If the answer is no, the sound usually belongs to the audience alone. That's where score, narrator-style voice-over, and many dramatic music beds live.
The everyday creator version
This isn't just film-school vocabulary. Social creators use it constantly.
A travel vlogger walking through a market might keep the vendor chatter, scooter noise, and street musician in the edit. That's diegetic sound. A beauty creator might add soft ambient music under the montage that no one in the room could hear. That's non-diegetic.
The reason this matters is practical. Diegetic sound gives your video place, texture, and believability. It tells the viewer, “you're here.” Non-diegetic sound tells the viewer, “feel this.”
Practical rule: If you want viewers to feel present in the moment, protect the sounds that belong inside the moment.
Why beginners get tripped up
New creators often assume diegetic means “recorded live on set.” That's not quite right. A footstep, door slam, crowd murmur, or radio track can be added later and still count as diegetic if the audience understands it as coming from the scene's world.
That's why sound design is more flexible than it first appears. You're not just documenting reality. You're building a believable audio reality for the viewer.
Three common examples make the idea stick:
- Dialogue in frame: Two people talking in a kitchen.
- Ambient environment: Wind, traffic, birds, air conditioning, crowd noise.
- Source music: A song playing from a visible or implied device inside the scene.
Once you hear sound this way, your edits change. You stop asking only “does this sound good?” and start asking “who is this sound for, the character or the audience?”
Diegetic vs Non-Diegetic Sound Explained
The term comes from diegesis, a Greek word meaning “narration” or “the act of telling,” and film theory later used it to describe the story world itself. In practical film terms, the core split is simple: if characters can hear it, it is diegetic; if only viewers hear it, it is non-diegetic, as explained in this overview of diegesis and film sound.
That sounds academic until you turn it into a test you can use while editing.
The ear test
Think of the camera as not just a lens but a position inside a world. Then ask:
- Can the people in the scene hear this sound?
- Is the sound coming from something that exists in that world?
- Would removing the visual still make the sound feel connected to the scene?
If yes, you're probably dealing with diegetic sound.
A classic example helps. In a space fantasy, the hum of a weapon, the hiss of a door, and the dialogue between characters are diegetic. The sweeping orchestral music under the scene is not. If you want a refresher on how a score works differently from in-world sound, this guide on what a musical score is in a film is useful.
Diegetic vs. Non-Diegetic Sound At a Glance
The purpose is different
Neither type is better. They do different jobs.
Diegetic sound grounds the viewer. It tells you where you are, how close something is, and what the environment feels like. Non-diegetic sound guides interpretation. It can add tension, irony, warmth, or pace without pretending it exists inside the scene.
A scene can look polished and still feel fake if the audio perspective doesn't match what the character would hear.
That's why creators often get more impact by lowering the music bed and letting in-world sound lead for a few seconds.
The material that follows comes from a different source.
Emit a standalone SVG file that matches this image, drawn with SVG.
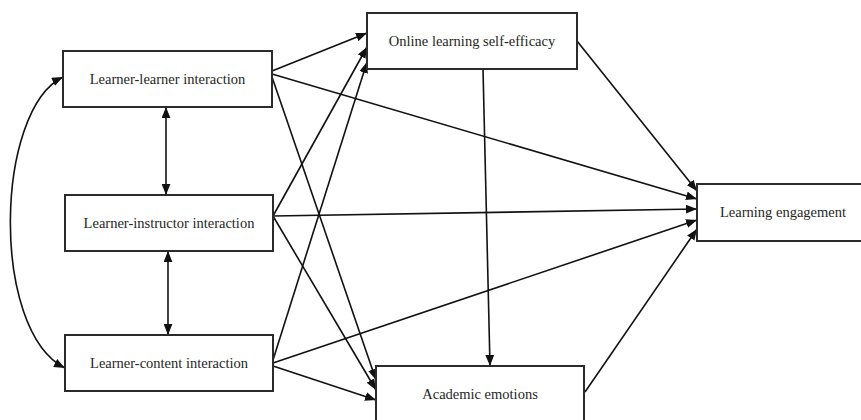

A subway announcement, a skateboard wheel, a hiss from a pan, or a laptop notification often does more storytelling work than another layer of generic background music.
Exploring the Subtypes of Diegetic Sound
Most explainers stop at “characters can hear it.” That's where confusion starts. Some of the hardest calls involve edge cases like inner thoughts, off-screen sources, or music that shifts its role during a scene. That gap shows up often enough that recent guidance specifically points to borderline examples such as voice-over, internal thoughts, and music that moves between source music and score in this discussion of diegetic sound edge cases.
On-screen and off-screen sound
Some diegetic sounds come from a source you can see. A drummer in frame. A kettle whistling on the stove. A creator shutting a car door on camera.
Others are off-screen but still belong to the same world. You hear a dog barking from another room. You hear traffic before the street appears. You hear your subject's friend call from behind the camera.
Off-screen doesn't make a sound non-diegetic. It just means the source is implied rather than shown.
Internal sound
At this point, people hesitate. A memory, a muffled subjective effect, or a private thought can feel “inside” the story even if no other character hears it.
For creators, the useful question is not whether a theory textbook would debate it. The useful question is whether the sound represents the character's lived experience inside the scene. If it does, treat it carefully and make the intention clear through editing.
Examples:
- A ringing tone after impact: You're hearing what the character perceives.
- A recalled line in an echo: You're inside a memory.
- A private thought track: This can be borderline and needs clear context.
Source music and shifting sound
Source music is music that comes from a physical source in the scene, like a phone speaker, earbuds, a bar jukebox, or a live band.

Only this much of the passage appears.